Discussão - 5 comentários

  1. Paula disse:

    Tentei construir uma pseudo-estufa na minha varanda do sétimo andar... eu achava que o excesso de vento varria o solo e ainda por cima aumentava a perda de água das coitadas das plantas. Acho que adiantou... pelo menos, mais de 60% das sementes de tomates cereja vermelhos germinaram dessa vez. Vamos ver se eles tomateiam...

  2. manuel disse:

    Caro Ítalo
    Para já,fico-me pelo Poeta Gullar."O que faz o homem sobre a Terra?". Qual homem,o Eu ou o Tu,as realidades supremas?
    Um e Outro,driblando-se a si mesmos,ou mutuamente?
    Um abraço,de admiração,pelo seu tempo,que tão bem sabe dosear.
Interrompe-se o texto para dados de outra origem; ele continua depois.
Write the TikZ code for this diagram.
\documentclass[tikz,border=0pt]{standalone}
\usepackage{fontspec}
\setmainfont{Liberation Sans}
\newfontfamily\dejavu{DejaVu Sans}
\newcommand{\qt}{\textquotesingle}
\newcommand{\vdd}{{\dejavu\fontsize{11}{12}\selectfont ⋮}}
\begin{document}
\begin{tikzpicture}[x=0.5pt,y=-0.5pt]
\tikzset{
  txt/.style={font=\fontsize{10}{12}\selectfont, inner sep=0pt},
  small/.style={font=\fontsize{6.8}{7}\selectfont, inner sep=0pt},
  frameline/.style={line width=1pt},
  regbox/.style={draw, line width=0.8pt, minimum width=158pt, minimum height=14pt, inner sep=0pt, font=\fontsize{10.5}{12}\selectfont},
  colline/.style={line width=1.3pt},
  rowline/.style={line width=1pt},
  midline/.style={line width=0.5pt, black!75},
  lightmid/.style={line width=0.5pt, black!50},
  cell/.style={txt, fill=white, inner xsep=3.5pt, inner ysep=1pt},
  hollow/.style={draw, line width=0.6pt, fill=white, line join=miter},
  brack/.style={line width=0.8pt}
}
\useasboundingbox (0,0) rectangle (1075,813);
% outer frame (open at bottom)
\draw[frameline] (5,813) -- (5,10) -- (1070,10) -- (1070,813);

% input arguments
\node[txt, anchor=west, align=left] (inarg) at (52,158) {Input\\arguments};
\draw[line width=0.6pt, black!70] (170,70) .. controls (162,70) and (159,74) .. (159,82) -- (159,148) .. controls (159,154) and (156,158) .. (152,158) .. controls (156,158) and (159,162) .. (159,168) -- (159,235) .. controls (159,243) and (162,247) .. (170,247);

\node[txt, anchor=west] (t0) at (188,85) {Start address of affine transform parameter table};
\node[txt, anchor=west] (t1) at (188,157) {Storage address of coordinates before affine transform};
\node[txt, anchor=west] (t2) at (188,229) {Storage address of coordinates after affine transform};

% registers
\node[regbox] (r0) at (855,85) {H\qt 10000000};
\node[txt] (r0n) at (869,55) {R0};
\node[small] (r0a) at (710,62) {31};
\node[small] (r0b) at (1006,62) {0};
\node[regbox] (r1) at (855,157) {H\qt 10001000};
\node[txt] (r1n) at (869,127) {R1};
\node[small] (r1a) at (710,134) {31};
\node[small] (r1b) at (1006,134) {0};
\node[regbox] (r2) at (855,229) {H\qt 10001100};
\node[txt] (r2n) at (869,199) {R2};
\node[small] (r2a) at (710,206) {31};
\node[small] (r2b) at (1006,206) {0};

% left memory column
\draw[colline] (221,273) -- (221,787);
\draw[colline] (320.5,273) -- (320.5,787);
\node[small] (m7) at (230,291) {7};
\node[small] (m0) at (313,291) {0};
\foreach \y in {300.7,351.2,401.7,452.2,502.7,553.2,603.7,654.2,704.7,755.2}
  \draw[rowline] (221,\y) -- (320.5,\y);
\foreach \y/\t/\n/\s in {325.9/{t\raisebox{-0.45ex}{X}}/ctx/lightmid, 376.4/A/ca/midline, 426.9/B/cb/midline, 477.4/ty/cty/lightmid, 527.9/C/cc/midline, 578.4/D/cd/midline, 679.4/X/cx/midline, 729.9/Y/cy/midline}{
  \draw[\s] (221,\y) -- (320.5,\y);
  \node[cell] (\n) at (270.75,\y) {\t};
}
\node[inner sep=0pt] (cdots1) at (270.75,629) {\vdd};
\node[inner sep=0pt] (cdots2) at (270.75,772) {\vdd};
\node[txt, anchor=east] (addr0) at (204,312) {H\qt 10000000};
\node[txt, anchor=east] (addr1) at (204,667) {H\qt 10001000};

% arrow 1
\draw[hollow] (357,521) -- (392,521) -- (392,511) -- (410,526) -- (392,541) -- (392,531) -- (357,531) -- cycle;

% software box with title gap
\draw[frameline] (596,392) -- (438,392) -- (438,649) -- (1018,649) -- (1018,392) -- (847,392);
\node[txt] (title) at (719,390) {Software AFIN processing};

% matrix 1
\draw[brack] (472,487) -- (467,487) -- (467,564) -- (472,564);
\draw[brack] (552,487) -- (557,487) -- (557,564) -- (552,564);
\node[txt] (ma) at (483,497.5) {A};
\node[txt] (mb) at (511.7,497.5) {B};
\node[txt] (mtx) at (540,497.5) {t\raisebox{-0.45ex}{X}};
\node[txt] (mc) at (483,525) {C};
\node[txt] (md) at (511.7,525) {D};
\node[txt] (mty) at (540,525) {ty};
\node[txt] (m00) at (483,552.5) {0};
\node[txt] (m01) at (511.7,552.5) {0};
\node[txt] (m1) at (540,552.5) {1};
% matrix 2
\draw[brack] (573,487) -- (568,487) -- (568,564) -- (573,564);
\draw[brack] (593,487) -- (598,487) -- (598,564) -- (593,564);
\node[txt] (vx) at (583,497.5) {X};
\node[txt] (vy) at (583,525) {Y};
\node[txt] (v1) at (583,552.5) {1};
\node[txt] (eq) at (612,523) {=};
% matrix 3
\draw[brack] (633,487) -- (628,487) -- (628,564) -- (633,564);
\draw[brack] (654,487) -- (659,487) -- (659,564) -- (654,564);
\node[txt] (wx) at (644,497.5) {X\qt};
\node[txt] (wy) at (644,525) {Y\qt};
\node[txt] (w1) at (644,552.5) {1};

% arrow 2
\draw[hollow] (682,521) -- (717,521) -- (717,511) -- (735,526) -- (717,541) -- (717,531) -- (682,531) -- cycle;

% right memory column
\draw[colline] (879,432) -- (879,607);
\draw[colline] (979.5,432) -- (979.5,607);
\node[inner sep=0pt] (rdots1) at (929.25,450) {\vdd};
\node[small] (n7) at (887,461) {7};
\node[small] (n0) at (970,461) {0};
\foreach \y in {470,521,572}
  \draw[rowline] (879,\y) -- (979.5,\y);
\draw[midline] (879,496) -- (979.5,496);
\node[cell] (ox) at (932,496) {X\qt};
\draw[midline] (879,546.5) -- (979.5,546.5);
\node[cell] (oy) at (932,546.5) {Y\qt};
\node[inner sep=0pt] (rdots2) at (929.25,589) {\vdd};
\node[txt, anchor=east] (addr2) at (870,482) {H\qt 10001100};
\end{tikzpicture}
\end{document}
  3. Paula, ainda estou em dívida com você sobre uma sugestão para o seu problema. Não sei o que você fez, mas há um tipo de tela chamada clarite, esteticamente menos agressiva que o sombrite, e que pode minimizar seus problemas com o vento. Você está correta, o vento é um poderoso agente erosivo do solo e, ao remover a umidade de sobre as plantas, aumenta a evapotranspiração, podendo levar ao déficit hídrico.
    Manuel, Obrigado pela a admiração mas uma impressão que tenho recorrentemente é que sou péssimo em dividir meu tempo de forma satisfatória. As exigências profissionais, aliadas ao desejo de manter o blog com certa regularidade sem sacrificar obrigações para com o emprego, a família e para comigo mesmo me obriga a tentar ser mais racional nesta divisão.
    A ambos, obrigado pelos comentários.

  4. locatelli disse:

    Prezado Ítalo, excelente post, como sempre demonstranto embasamento técnico mais do que suficiente para filosofar sobre o tema, o que está muito raro hoje em dia, mesmo em blogs de divulgação científica.
    Li ainda só uma parte daquele livro no qual comentamos uma vez, "Armas, germes e aço" e já apareceu várias menções sobre a cabaça/purunga (para quem não está familiarizado com os nomes regionais, é uma Curcubitaceae cujo pericarpo do fruto é muito utilizado como cantil, por exemplo), algo como a trajetória histórica humana no prisma da purunga, que apesar de não ser comestível foi das primeiras plantas disseminadas e cultivadas pela mão do homem.
    Também no "História do mundo em 6 copos", na primeira parte do livro, discorrendo sobre a primeira bebida da civilização, a cerveja, coloca esta como uma consequência das primeiras técnicas de armazenagem de grãos selvagens coletados - as condições de armazenamento eram precárias, faltava controle de umidade, os grãos fermentavam e como havia uma carência muito grande de alimentos adocicados naquela época (o amido convertia-se a açucares como a maltose)a fermentação passou a ser estimulada, daí criar-se uma "sopa" de grãos fermentados foi um pulo, e para colocar esta "sopa" em vasos e beberem em um ritual social foi outro... a civilização nascendo em "botecos", e os botecos por causa da má armazenagem de grãos... então o hábito de frequentar barzinhos nada mais como uma expressão gênica (necessária para fortalecer laços) Homo sapiens sapiens de sociabilidade??????????